Les crises qui secouent certains pays francophones de l’Afrique de l’Ouest au point de provoquer un développement du sentiment anti-français. Dr Cheikh Guèye analyse ce phénomène et étaye son argumentaire par des exemples forts, qui illustrent la perte de l’influence de Paris sur le continent.Par Mamadou T. DIATTA – 

Dr Cheikh Guèye, géographe, chercheur et Secrétaire permanent du Rapport alternatif sur l’Afrique (Rasa), a sa petite idée sur les raisons de la perte de l’influence française en Afrique. Ce, à la suite d’une succession d’évènements dont les principaux animateurs n’ont pas affiché ou exprimé leur penchant pour Paris. Le point de vue du chercheur est inspiré par le développement du sentiment anti-français dans certains pays du continent. Celui-ci est très manifeste lors de crises politiques -liées à la question démocratique ou aux coups d’Etat militaires dont le dernier en date est celui qui a déposé le Président Mohamed Bazoum au Niger- que connaissent surtout certains pays africains considérés comme le pré-carré français. Alors, interrogé à ce propos par Le Monde Afrique, celui qui est aussi Secrétaire général du Cadre unitaire de l’islam au Sénégal (Cudis), une entité qui fait souvent dans la facilitation et la médiation lors des crises politico-sociales intervenues au Sénégal, est d’avis que c’est «la politique française qui est rejetée plus que la France en tant que pays et en tant que Peuple. Le sentiment antifrançais est surtout un sentiment anti-impérialiste et anticolonial auquel les jeunes Africains du XXIe siècle se reconnaissent et se réincarnent en se reconnectant aux luttes des pères de nos indépendances». Dr Guèye parle de «processus au long cours, une tendance lourde qu’il sera très difficile d’inverser» pour évoquer encore la perte d’influence de Paris en Afrique.
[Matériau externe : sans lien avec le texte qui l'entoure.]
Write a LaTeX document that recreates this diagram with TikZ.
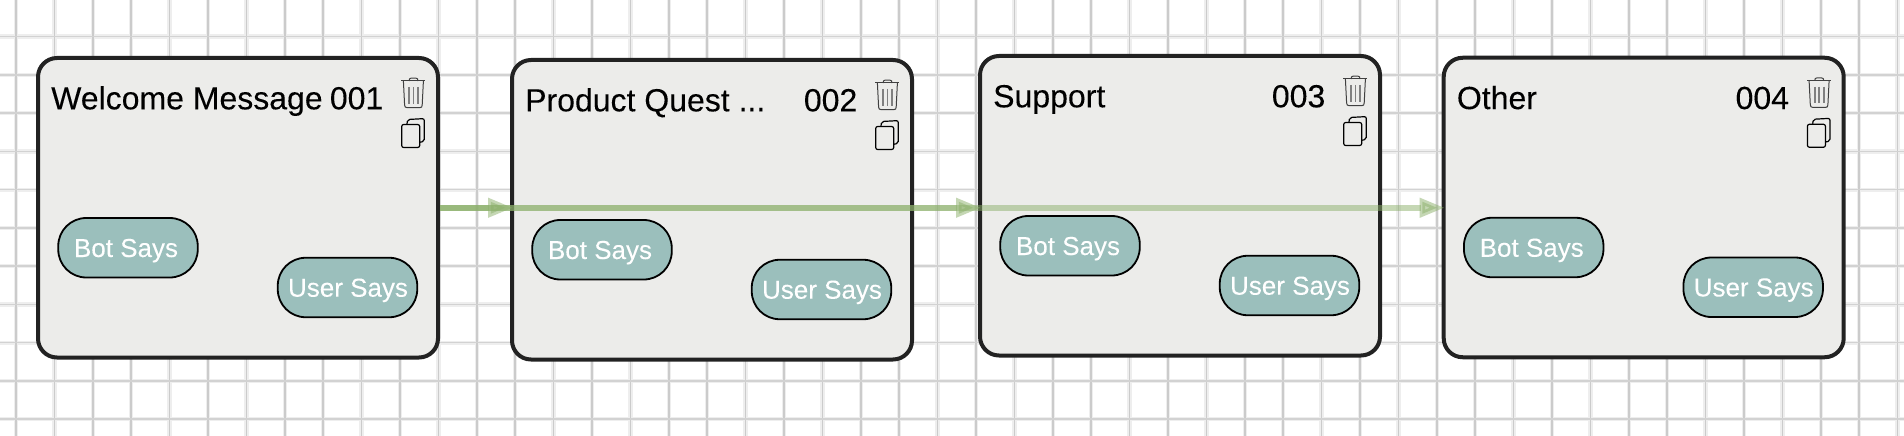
\documentclass[tikz,border=0pt]{standalone}
\usepackage{fontspec}
\setmainfont{Liberation Sans}
\newfontfamily\cardface[FakeBold=0.12]{Liberation Sans}
\usetikzlibrary{arrows.meta}
\definecolor{gridpale}{HTML}{EEEEEE}
\definecolor{gridcorev}{HTML}{CBCBCB}
\definecolor{gridcoreh}{HTML}{D2D2D2}
\definecolor{cardfill}{HTML}{ECECEA}
\definecolor{cardline}{HTML}{222222}
\definecolor{pillfill}{HTML}{9BBFBC}
\definecolor{flow}{HTML}{8CB06B}
\tikzset{
  x=1pt,y=-1pt,
  card/.style={draw=cardline,fill=cardfill,line width=4pt,rounded corners=19pt,minimum width=400pt,minimum height=299.5pt,inner sep=0pt},
  pill/.style={draw=black,fill=pillfill,line width=1.8pt,rounded corners=28pt,minimum width=139.5pt,minimum height=59.5pt,inner sep=0pt},
  pilltext/.style={inner sep=0pt,text=white,font=\cardface\fontsize{26}{30}\selectfont},
  cardtext/.style={inner sep=0pt,text=black,font=\cardface\fontsize{32}{36}\selectfont},
  flowline/.style={draw=flow,line width=5.5pt,opacity=0.5,shorten >=-3pt,-{Triangle[length=25pt,width=18.5pt]}},
  icontrash/.style={draw=black!75,line width=1pt,line join=round},
  iconbar/.style={draw=black!50,line width=1.6pt},
  iconcopy/.style={draw=black,line width=1.2pt,line join=round}
}
\newcommand{\cardblock}[5]{%
  \node[card] (#1) at (#2,#3) {};
  \begin{scope}[shift={(#2-200,#3-149.75)}]
    \node[cardtext,anchor=base west] (#1title) at (13,51.3) {#4};
    \node[cardtext,anchor=base east] (#1num) at (345.5,51.3) {#5};
    \node[pill] (#1bot) at (90,189.75) {};
    \node[pilltext,anchor=base] (#1bottext) at (88,199) {Bot Says};
    \node[pill] (#1user) at (309.5,229.5) {};
    \node[pilltext,anchor=base] (#1usertext) at (310,238.7) {User Says};
    % trash icon
    \draw[icontrash] (363.3,23) -- (387.2,23);
    \draw[icontrash] (371,23) -- (371.6,20.8) .. controls (372,20.2) and (372.5,20.2) .. (373,20.2) -- (378,20.2) .. controls (378.6,20.2) and (379.2,20.2) .. (379.5,20.8) -- (380,23);
    \draw[icontrash] (365.4,23) -- (366.6,47) .. controls (366.7,49) and (367.5,49.6) .. (369,49.6) -- (382,49.6) .. controls (383.5,49.6) and (384.1,49) .. (384.2,47) -- (385.4,23);
    \foreach \bx in {371,375.4,380}{\draw[iconbar] (\bx,29) -- (\bx,45.5);}
    % copy icon
    \draw[iconcopy,rounded corners=2pt] (363.7,66.5) rectangle (381.7,89.5);
    \draw[iconcopy,rounded corners=2pt] (369,66) -- (369.6,61.5) -- (386.3,60.6) -- (386.3,83.4) -- (382,84.2);
  \end{scope}
}
\begin{document}
\begin{tikzpicture}
\useasboundingbox (0,0) rectangle (1904,436);
\fill[white] (0,0) rectangle (1904,436);
\begin{scope}
\clip (0,0) rectangle (1904,436);
\foreach \n in {0,...,49}{
  \draw[gridpale,line width=4.4pt] ({16+38.4*\n},0) -- ({16+38.4*\n},436);
}
\foreach \n in {0,...,10}{
  \draw[gridpale,line width=4.4pt] (0,{36.7+38.25*\n}) -- (1904,{36.7+38.25*\n});
}
\foreach \n in {0,...,49}{
  \draw[gridcorev,line width=1.5pt] ({16+38.4*\n},0) -- ({16+38.4*\n},436);
}
\foreach \n in {0,...,10}{
  \draw[gridcoreh,line width=1.5pt] (0,{36.7+38.25*\n}) -- (1904,{36.7+38.25*\n});
}
\end{scope}
\cardblock{b1}{238}{207.75}{Welcome Message}{001}
\cardblock{b2}{712}{209.75}{Product Quest ...}{002}
\cardblock{b3}{1180}{205.75}{Support}{003}
\cardblock{b4}{1643.7}{207.5}{Other}{004}
\draw[flowline] (b1.east) -- (b1.east -| b2.west);
\draw[flowline] (b1.east) -- (b1.east -| b3.west);
\draw[flowline] (b1.east) -- (b1.east -| b4.west);
\end{tikzpicture}
\end{document}
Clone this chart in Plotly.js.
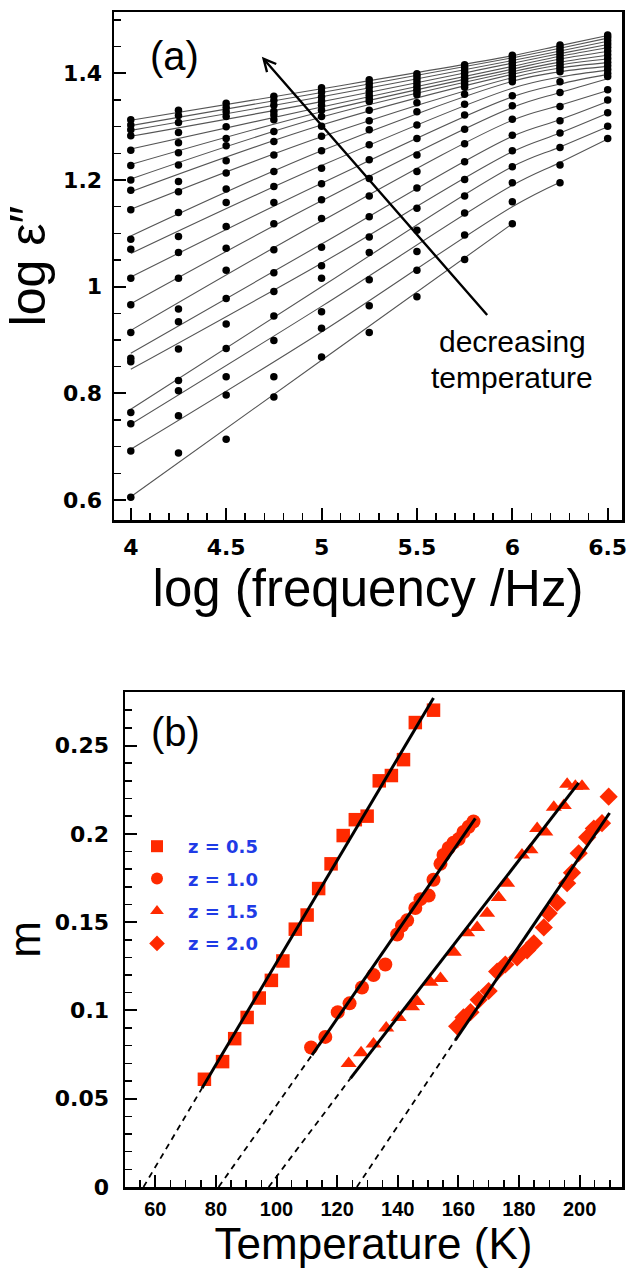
<!DOCTYPE html>
<html><head><meta charset="utf-8">
<script src="https://cdn.plot.ly/plotly-3.0.1.min.js"></script>
<style>body{margin:0;background:#fff}#chart{width:630px;height:1286px}</style>
</head><body><div id="chart"></div>
<script>
// ---------- Panel (a) data: measured points ----------
const logFreq = [4, 4.25, 4.5, 4.75, 5, 5.25, 5.5, 5.75, 6, 6.25, 6.5];
const epsT01 = [1.313, 1.331, 1.344, 1.357, 1.373, 1.388, 1.399, 1.416, 1.434, 1.453, 1.472];
const epsT02 = [1.303, 1.321, 1.336, 1.349, 1.365, 1.381, 1.394, 1.411, 1.429, 1.448, 1.467];
const epsT03 = [1.294, 1.308, 1.328, 1.340, 1.356, 1.374, 1.388, 1.405, 1.424, 1.443, 1.461];
const epsT04 = [1.283, 1.289, 1.319, 1.329, 1.348, 1.366, 1.382, 1.400, 1.419, 1.438, 1.455];
const epsT05 = [1.256, 1.270, 1.300, 1.322, 1.340, 1.359, 1.376, 1.394, 1.414, 1.433, 1.449];
const epsT06 = [1.227, 1.251, 1.278, 1.313, 1.331, 1.353, 1.370, 1.389, 1.409, 1.428, 1.442];
const epsT07 = [1.200, 1.228, 1.264, 1.291, 1.319, 1.347, 1.365, 1.384, 1.404, 1.423, 1.435];
const epsT08 = [1.181, 1.197, 1.236, 1.272, 1.301, 1.331, 1.360, 1.379, 1.399, 1.418, 1.428];
const epsT09 = [1.144, 1.178, 1.213, 1.247, 1.282, 1.311, 1.345, 1.374, 1.394, 1.413, 1.421];
const epsT10 = [1.089, 1.139, 1.183, 1.216, 1.255, 1.294, 1.328, 1.361, 1.389, 1.408, 1.414];
const epsT11 = [1.070, 1.094, 1.158, 1.188, 1.222, 1.266, 1.303, 1.342, 1.384, 1.403, 1.407];
const epsT12 = [1.016, 1.064, 1.113, 1.158, 1.193, 1.238, 1.278, 1.322, 1.358, 1.384, 1.400];
const epsT13 = [0.966, 1.016, 1.072, 1.118, 1.163, 1.203, 1.247, 1.295, 1.339, 1.364, 1.394];
const epsT14 = [0.914, 0.958, 1.031, 1.069, 1.128, 1.170, 1.216, 1.268, 1.314, 1.338, 1.369];
const epsT15 = [0.866, 0.934, 0.978, 1.026, 1.074, 1.131, 1.185, 1.234, 1.284, 1.311, 1.350];
const epsT16 = [0.859, 0.883, 0.930, 0.991, 1.039, 1.093, 1.147, 1.201, 1.255, 1.288, 1.326];
const epsT17 = [0.764, 0.824, 0.884, 0.945, 1.016, 1.064, 1.106, 1.170, 1.225, 1.261, 1.301];
const epsT18 = [0.743, 0.805, 0.831, 0.899, 0.953, 1.013, 1.066, 1.138, 1.195, 1.228, 1.278];
const epsT19 = [0.692, 0.758, 0.797, 0.831, 0.922, 0.964, 1.031, 1.097, 1.159, 1.195, null];
const epsT20 = [0.605, 0.688, 0.714, 0.793, 0.868, 0.914, 0.981, 1.051, 1.118, null, null];
const epsCurves = [epsT01, epsT02, epsT03, epsT04, epsT05, epsT06, epsT07, epsT08, epsT09, epsT10,
                   epsT11, epsT12, epsT13, epsT14, epsT15, epsT16, epsT17, epsT18, epsT19, epsT20];

// ---------- Panel (a): fitted curves, read at these frequencies ----------
const fitFreq = [4, 5, 6, 6.25, 6.5];
const fitT01 = [1.312, 1.371, 1.433, 1.452, 1.471];
const fitT02 = [1.302, 1.364, 1.429, 1.447, 1.466];
const fitT03 = [1.293, 1.356, 1.424, 1.442, 1.460];
const fitT04 = [1.282, 1.347, 1.419, 1.437, 1.454];
const fitT05 = [1.258, 1.337, 1.413, 1.432, 1.448];
const fitT06 = [1.229, 1.328, 1.408, 1.427, 1.441];
const fitT07 = [1.202, 1.318, 1.403, 1.421, 1.434];
const fitT08 = [1.178, 1.303, 1.398, 1.416, 1.427];
const fitT09 = [1.145, 1.281, 1.392, 1.410, 1.420];
const fitT10 = [1.095, 1.255, 1.385, 1.403, 1.413];
const fitT11 = [1.062, 1.227, 1.372, 1.393, 1.406];
const fitT12 = [1.018, 1.194, 1.356, 1.380, 1.398];
const fitT13 = [0.968, 1.161, 1.336, 1.364, 1.390];
const fitT14 = [0.918, 1.123, 1.312, 1.340, 1.368];
const fitT15 = [0.875, 1.080, 1.282, 1.313, 1.347];
const fitT16 = [0.845, 1.044, 1.253, 1.288, 1.325];
const fitT17 = [0.770, 1.000, 1.225, 1.262, 1.300];
const fitT18 = [0.742, 0.963, 1.190, 1.233, 1.277];
const fitT19 = [0.695, 0.915, 1.150, 1.196, null];
const fitT20 = [0.606, 0.862, 1.118, null, null];
const fitCurves = [fitT01, fitT02, fitT03, fitT04, fitT05, fitT06, fitT07, fitT08, fitT09, fitT10,
                   fitT11, fitT12, fitT13, fitT14, fitT15, fitT16, fitT17, fitT18, fitT19, fitT20];

// ---------- Panel (b) data ----------
const legendLabels = ['z = 0.5', 'z = 1.0', 'z = 1.5', 'z = 2.0'];
const T_z05 = [76.2, 82.2, 86.2, 90.3, 94.3, 98.3, 102.1, 106.2, 110.1, 113.9, 118.0, 122.0, 126.0, 129.9, 133.9, 137.9, 141.9, 145.8, 151.8];
const m_z05 = [0.061, 0.071, 0.084, 0.096, 0.107, 0.117, 0.128, 0.146, 0.154, 0.169, 0.183, 0.199, 0.208, 0.210, 0.230, 0.233, 0.242, 0.263, 0.270];
const T_z10 = [111.4, 116.1, 120.2, 124.1, 128.2, 132.0, 135.9, 139.8, 141.4, 143.1, 145.8, 147.5, 150.2, 151.8, 154.1, 155.1, 156.8, 158.4, 160.1, 161.7, 163.4, 165.0];
const m_z10 = [0.079, 0.085, 0.099, 0.104, 0.113, 0.120, 0.126, 0.143, 0.148, 0.151, 0.158, 0.163, 0.165, 0.174, 0.183, 0.188, 0.192, 0.195, 0.197, 0.201, 0.204, 0.207];
const T_z15 = [123.8, 127.9, 132.0, 136.2, 140.3, 144.7, 146.4, 150.8, 154.1, 158.5, 162.9, 166.2, 169.5, 173.3, 176.1, 181.0, 183.8, 186.0, 188.7, 191.5, 194.8, 195.9, 198.6, 200.8];
const m_z15 = [0.070, 0.076, 0.081, 0.090, 0.096, 0.102, 0.105, 0.116, 0.118, 0.133, 0.144, 0.147, 0.155, 0.164, 0.172, 0.188, 0.191, 0.203, 0.201, 0.215, 0.216, 0.228, 0.227, 0.227];
const T_z20 = [159.6, 161.7, 164.0, 166.7, 170.0, 172.8, 175.5, 179.4, 182.7, 184.9, 188.2, 189.8, 192.6, 195.9, 197.5, 199.7, 202.5, 204.7, 207.4, 209.6];
const m_z20 = [0.091, 0.096, 0.099, 0.106, 0.111, 0.122, 0.126, 0.130, 0.134, 0.138, 0.147, 0.155, 0.161, 0.172, 0.178, 0.189, 0.198, 0.203, 0.206, 0.221];
// fitted lines (solid) and extrapolations to m = 0 (dashed), end points
const fitT_z05 = [75.4, 151.8],  fitM_z05 = [0.0559, 0.2769];
const fitT_z10 = [111.7, 165.6], fitM_z10 = [0.0747, 0.2087];
const fitT_z15 = [124.4, 199.7], fitM_z15 = [0.0615, 0.2288];
const fitT_z20 = [159.0, 209.9], fitM_z20 = [0.0832, 0.2118];
const dashT_z05 = [56.1, 75.4],  dashM_z05 = [0, 0.0559];
const dashT_z10 = [80.9, 111.7], dashM_z10 = [0, 0.0747];
const dashT_z15 = [97.4, 124.4], dashM_z15 = [0, 0.0615];
const dashT_z20 = [126.5, 159.0], dashM_z20 = [0, 0.0832];

// ---------- build ----------
const W = 630, H = 1286;
const px = v => v / W, py = v => (H - v) / H;
const RED = '#ff2a00';
const tickFontA = {family: 'DejaVu Sans', size: 22, color: '#000', weight: 'bold'};
const tickFontBx = {family: 'Liberation Sans', size: 20, color: '#000', weight: 'bold'};
const titleFont = s => ({family: 'Liberation Sans', size: s, color: '#000'});
const traces = [];

fitCurves.forEach(c => {
  traces.push({
    x: fitFreq, y: c, xaxis: 'x', yaxis: 'y', type: 'scatter', mode: 'lines',
    line: {color: '#555', width: 1.1, shape: 'spline', smoothing: 1},
    showlegend: false, hoverinfo: 'skip', connectgaps: false
  });
});
epsCurves.forEach(c => {
  traces.push({
    x: logFreq, y: c, xaxis: 'x', yaxis: 'y', type: 'scatter', mode: 'markers',
    marker: {color: '#000', size: 7.5, symbol: 'circle'},
    showlegend: false, hoverinfo: 'skip'
  });
});

const groups = [
  {T: T_z05, m: m_z05, fT: fitT_z05, fM: fitM_z05, dT: dashT_z05, dM: dashM_z05, sym: 'square', size: 13.5},
  {T: T_z10, m: m_z10, fT: fitT_z10, fM: fitM_z10, dT: dashT_z10, dM: dashM_z10, sym: 'circle', size: 14},
  {T: T_z15, m: m_z15, fT: fitT_z15, fM: fitM_z15, dT: dashT_z15, dM: dashM_z15, sym: 'triangle-up', size: 14},
  {T: T_z20, m: m_z20, fT: fitT_z20, fM: fitM_z20, dT: dashT_z20, dM: dashM_z20, sym: 'diamond', size: 14}
];
groups.forEach((g, i) => {
  traces.push({
    x: g.T, y: g.m, xaxis: 'x2', yaxis: 'y2', type: 'scatter', mode: 'markers',
    name: legendLabels[i], legendgroup: 'g' + i,
    marker: {color: RED, size: g.size, symbol: g.sym, line: {width: 0}}
  });
});
groups.forEach(g => {
  traces.push({
    x: g.dT, y: g.dM, xaxis: 'x2', yaxis: 'y2', type: 'scatter', mode: 'lines',
    line: {color: '#000', width: 1.8, dash: '6px,5px'}, showlegend: false, hoverinfo: 'skip'
  });
  traces.push({
    x: g.fT, y: g.fM, xaxis: 'x2', yaxis: 'y2', type: 'scatter', mode: 'lines',
    line: {color: '#000', width: 3}, showlegend: false, hoverinfo: 'skip'
  });
});

const axisBase = {
  showgrid: false, zeroline: false, showline: true, mirror: true, linecolor: '#000', linewidth: 2.5,
  ticks: 'inside', ticklen: 12, tickwidth: 2, tickcolor: '#000', tickfont: tickFontA
};

const layout = {
  width: W, height: H, margin: {l: 0, r: 0, t: 0, b: 0},
  paper_bgcolor: '#fff', plot_bgcolor: '#fff',
  showlegend: true,
  legend: {
    x: px(126), y: py(828), xanchor: 'left', yanchor: 'top',
    bgcolor: 'rgba(0,0,0,0)', borderwidth: 0, tracegroupgap: 6, itemwidth: 52,
    font: {family: 'DejaVu Sans', size: 18, color: '#1f3be6', weight: 'bold'},
    itemsizing: 'constant'
  },
  xaxis: Object.assign({}, axisBase, {
    domain: [px(114), px(622)], anchor: 'y', range: [3.912, 6.575], dtick: 0.5, tick0: 4,
    minor: {ticks: 'inside', dtick: 0.1, ticklen: 7, tickwidth: 1.5, tickcolor: '#000'},
    ticklabelstandoff: 6,
    title: {text: 'log (frequency /Hz)', font: titleFont(51), standoff: 10}
  }),
  yaxis: Object.assign({}, axisBase, {
    domain: [py(520), py(12)], anchor: 'x', range: [0.5625, 1.515], dtick: 0.2, tick0: 0.6,
    minor: {ticks: 'inside', dtick: 0.05, ticklen: 7, tickwidth: 1.5, tickcolor: '#000'},
    ticklabelstandoff: 5,
    title: {text: 'log ε\u2033', font: titleFont(50), standoff: 12}
  }),
  xaxis2: Object.assign({}, axisBase, {
    domain: [px(125), px(622)], anchor: 'y2', range: [50, 214], dtick: 20, tick0: 60,
    minor: {ticks: 'inside', dtick: 5, ticklen: 7, tickwidth: 1.5, tickcolor: '#000'},
    tickfont: tickFontBx, ticklabelstandoff: 2,
    title: {text: 'Temperature (K)', font: titleFont(44), standoff: 8}
  }),
  yaxis2: Object.assign({}, axisBase, {
    domain: [py(1187), py(692)], anchor: 'x2', range: [0, 0.2803], dtick: 0.05, tick0: 0,
    minor: {ticks: 'inside', dtick: 0.01, ticklen: 7, tickwidth: 1.5, tickcolor: '#000'},
    ticklabelstandoff: 9,
    title: {text: 'm', font: titleFont(44), standoff: 14}
  }),
  annotations: [
    {xref: 'paper', yref: 'paper', x: px(174), y: py(56), text: '(a)', showarrow: false,
     font: titleFont(40), xanchor: 'center', yanchor: 'middle'},
    {xref: 'paper', yref: 'paper', x: px(175), y: py(732), text: '(b)', showarrow: false,
     font: titleFont(40), xanchor: 'center', yanchor: 'middle'},
    {xref: 'paper', yref: 'paper', x: px(512), y: py(342), text: 'decreasing', showarrow: false,
     font: titleFont(30), xanchor: 'center', yanchor: 'middle'},
    {xref: 'paper', yref: 'paper', x: px(512), y: py(377), text: 'temperature', showarrow: false,
     font: titleFont(30), xanchor: 'center', yanchor: 'middle'},
    {xref: 'x', yref: 'y', x: 4.687, y: 1.431, axref: 'x', ayref: 'y', ax: 5.875, ay: 0.944,
     text: '', showarrow: true, arrowhead: 5, arrowsize: 1, arrowwidth: 2.4, arrowcolor: '#000', standoff: 0}
  ]
};

Plotly.newPlot('chart', traces, layout, {staticPlot: true, displayModeBar: false});
</script>
</body></html>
Autres griefs faits, entre autres à la France, le fait de ne pas changer d’époque au moment où on note un renouvellement des générations avec des jeunes, en Afrique, qui sont «inondés par l’information sur la marche des pays et qui exigent des ruptures profondes et sincères». Mais aussi «de continuer à choisir ou contrôler les pouvoirs africains, de tolérer des coups d’Etat institutionnels selon ses intérêts, d’être trop présente avec ses bases militaires et son interventionnisme excessif, de fermer ses frontières à l’émigration et d’être oublieuse des méfaits de sa politique coloniale et de l’ingratitude au regard des efforts des tirailleurs africains pour sa libération, etc.».

Le chercheur Guèye a aussi fait état de l’émergence de nouvelles forces politiques bénéficiant d’une forte popularité auprès des populations. Non sans préciser que «ce sont les dirigeants qui travaillent avec les institutions financières et les entreprises». «De nouvelles forces politiques naissent autour du rejet de la Françafrique et leur popularité grandit rapidement. Elles pourraient accéder au pouvoir dans les prochaines années et ceci pourrait déclencher une véritable hostilité économique, voire une chasse aux biens français», fait-il remarquer. Pour étayer son argumentaire, il convoque ce qui est noté «dans les manifestations violentes au Burkina Faso, au Mali ou encore au Sénégal ou au Niger». «Les manifestants répondent par la symbolique qui consiste à montrer du doigt le pays qui leur pose problème, en s’attaquant et en pillant les enseignes françaises.» Dr Cheikh Guèye note que «la situation au Sahel et l’échec de la stratégie du tout sécuritaire dans la lutte contre le djihadisme» n’ont fait que creuser davantage le fossé entre la jeunesse du continent et la France. Il citera même «un exemple à la fois heureux et amusant» en faisant référence à Senchan, mis en place «pour lutter contre l’envahissement par Auchan du secteur commercial à Touba» et qui a été mis à sac dans la confusion lors des dernières manifestations violentes dans la cité religieuse.

«L’idée de pré-carré français disparaît en lien avec les offensives des autres pays qui offrent aux pays africains francophones la possibilité de diversifier les partenariats et d’atténuer ainsi la dépendance à la France qui est symboliquement celle qui fait l’objet de rejet», explique Dr Cheikh Guèye pour démontrer comment les autres pays sont devenus de sérieux concurrents de la France au point de lui ravir la vedette en Afrique.